• [INFORMATION SHOWN]
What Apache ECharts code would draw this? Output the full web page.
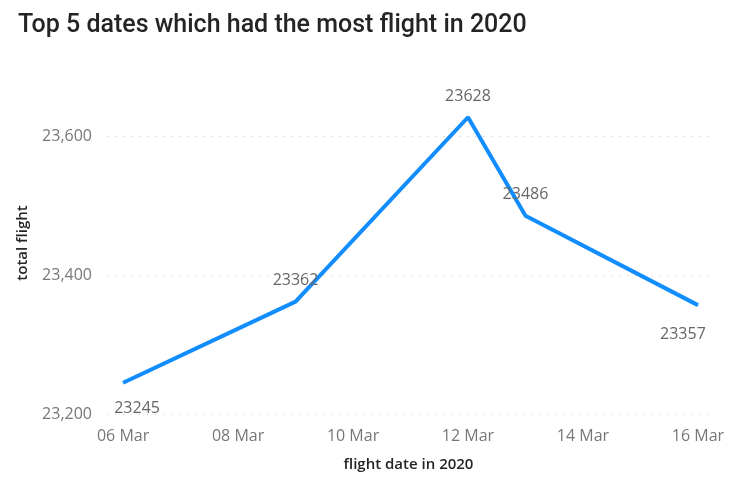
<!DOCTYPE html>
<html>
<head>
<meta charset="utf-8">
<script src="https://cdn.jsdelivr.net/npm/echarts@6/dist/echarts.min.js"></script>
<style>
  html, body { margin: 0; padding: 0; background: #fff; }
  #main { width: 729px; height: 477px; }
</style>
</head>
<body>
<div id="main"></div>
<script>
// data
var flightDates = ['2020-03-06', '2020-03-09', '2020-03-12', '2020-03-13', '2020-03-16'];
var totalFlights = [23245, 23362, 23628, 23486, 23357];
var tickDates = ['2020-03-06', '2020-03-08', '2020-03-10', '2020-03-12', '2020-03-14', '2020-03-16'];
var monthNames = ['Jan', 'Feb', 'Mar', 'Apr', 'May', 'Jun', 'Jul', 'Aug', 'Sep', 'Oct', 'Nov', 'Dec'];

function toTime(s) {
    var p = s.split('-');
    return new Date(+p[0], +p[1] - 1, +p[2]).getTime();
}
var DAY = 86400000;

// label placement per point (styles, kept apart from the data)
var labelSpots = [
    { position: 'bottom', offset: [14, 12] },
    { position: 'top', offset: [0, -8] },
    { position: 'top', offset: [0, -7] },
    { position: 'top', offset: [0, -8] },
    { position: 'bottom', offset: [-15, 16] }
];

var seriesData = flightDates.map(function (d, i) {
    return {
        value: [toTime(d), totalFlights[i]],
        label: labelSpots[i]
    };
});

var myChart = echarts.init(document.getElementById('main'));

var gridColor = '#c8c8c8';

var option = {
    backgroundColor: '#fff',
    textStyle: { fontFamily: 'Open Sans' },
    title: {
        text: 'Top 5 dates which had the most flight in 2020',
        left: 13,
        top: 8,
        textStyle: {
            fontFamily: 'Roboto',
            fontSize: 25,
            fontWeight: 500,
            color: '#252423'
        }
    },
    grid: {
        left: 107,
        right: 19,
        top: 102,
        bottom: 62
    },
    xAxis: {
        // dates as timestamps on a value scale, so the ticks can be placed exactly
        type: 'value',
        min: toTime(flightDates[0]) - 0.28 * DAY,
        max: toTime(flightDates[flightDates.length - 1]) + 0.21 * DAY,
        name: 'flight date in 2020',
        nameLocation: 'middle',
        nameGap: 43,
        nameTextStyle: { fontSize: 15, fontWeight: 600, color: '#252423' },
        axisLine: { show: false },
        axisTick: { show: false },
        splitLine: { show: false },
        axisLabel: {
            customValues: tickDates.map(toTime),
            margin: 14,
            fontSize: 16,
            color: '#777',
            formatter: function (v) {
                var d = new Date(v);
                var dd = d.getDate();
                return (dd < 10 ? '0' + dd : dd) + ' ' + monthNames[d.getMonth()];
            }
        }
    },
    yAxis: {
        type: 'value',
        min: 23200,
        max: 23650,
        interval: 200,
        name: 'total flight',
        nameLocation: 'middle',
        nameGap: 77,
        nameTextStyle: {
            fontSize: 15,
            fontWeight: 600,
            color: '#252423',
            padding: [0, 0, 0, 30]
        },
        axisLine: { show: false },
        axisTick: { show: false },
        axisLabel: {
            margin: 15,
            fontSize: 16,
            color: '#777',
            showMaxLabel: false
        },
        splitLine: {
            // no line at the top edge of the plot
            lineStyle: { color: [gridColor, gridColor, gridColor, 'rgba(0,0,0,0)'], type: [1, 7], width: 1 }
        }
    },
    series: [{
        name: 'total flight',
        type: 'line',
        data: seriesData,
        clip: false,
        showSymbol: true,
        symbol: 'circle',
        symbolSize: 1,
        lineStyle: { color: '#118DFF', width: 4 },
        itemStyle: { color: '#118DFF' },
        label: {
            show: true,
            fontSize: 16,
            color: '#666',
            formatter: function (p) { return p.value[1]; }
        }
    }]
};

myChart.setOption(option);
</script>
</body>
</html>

• [REQUIRED WORK] Repeat the listing above from its first line through the line that contains "var gridColor = '#c8c8c8';", both included, and nothing more. Drop the pictures.

• [SOLUTION]
What Apache ECharts code would draw this? Output the full web page.
<!DOCTYPE html>
<html>
<head>
<meta charset="utf-8">
<script src="https://cdn.jsdelivr.net/npm/echarts@6/dist/echarts.min.js"></script>
<style>
  html, body { margin: 0; padding: 0; background: #fff; }
  #main { width: 729px; height: 477px; }
</style>
</head>
<body>
<div id="main"></div>
<script>
// data
var flightDates = ['2020-03-06', '2020-03-09', '2020-03-12', '2020-03-13', '2020-03-16'];
var totalFlights = [23245, 23362, 23628, 23486, 23357];
var tickDates = ['2020-03-06', '2020-03-08', '2020-03-10', '2020-03-12', '2020-03-14', '2020-03-16'];
var monthNames = ['Jan', 'Feb', 'Mar', 'Apr', 'May', 'Jun', 'Jul', 'Aug', 'Sep', 'Oct', 'Nov', 'Dec'];

function toTime(s) {
    var p = s.split('-');
    return new Date(+p[0], +p[1] - 1, +p[2]).getTime();
}
var DAY = 86400000;

// label placement per point (styles, kept apart from the data)
var labelSpots = [
    { position: 'bottom', offset: [14, 12] },
    { position: 'top', offset: [0, -8] },
    { position: 'top', offset: [0, -7] },
    { position: 'top', offset: [0, -8] },
    { position: 'bottom', offset: [-15, 16] }
];

var seriesData = flightDates.map(function (d, i) {
    return {
        value: [toTime(d), totalFlights[i]],
        label: labelSpots[i]
    };
});

var myChart = echarts.init(document.getElementById('main'));

var gridColor = '#c8c8c8';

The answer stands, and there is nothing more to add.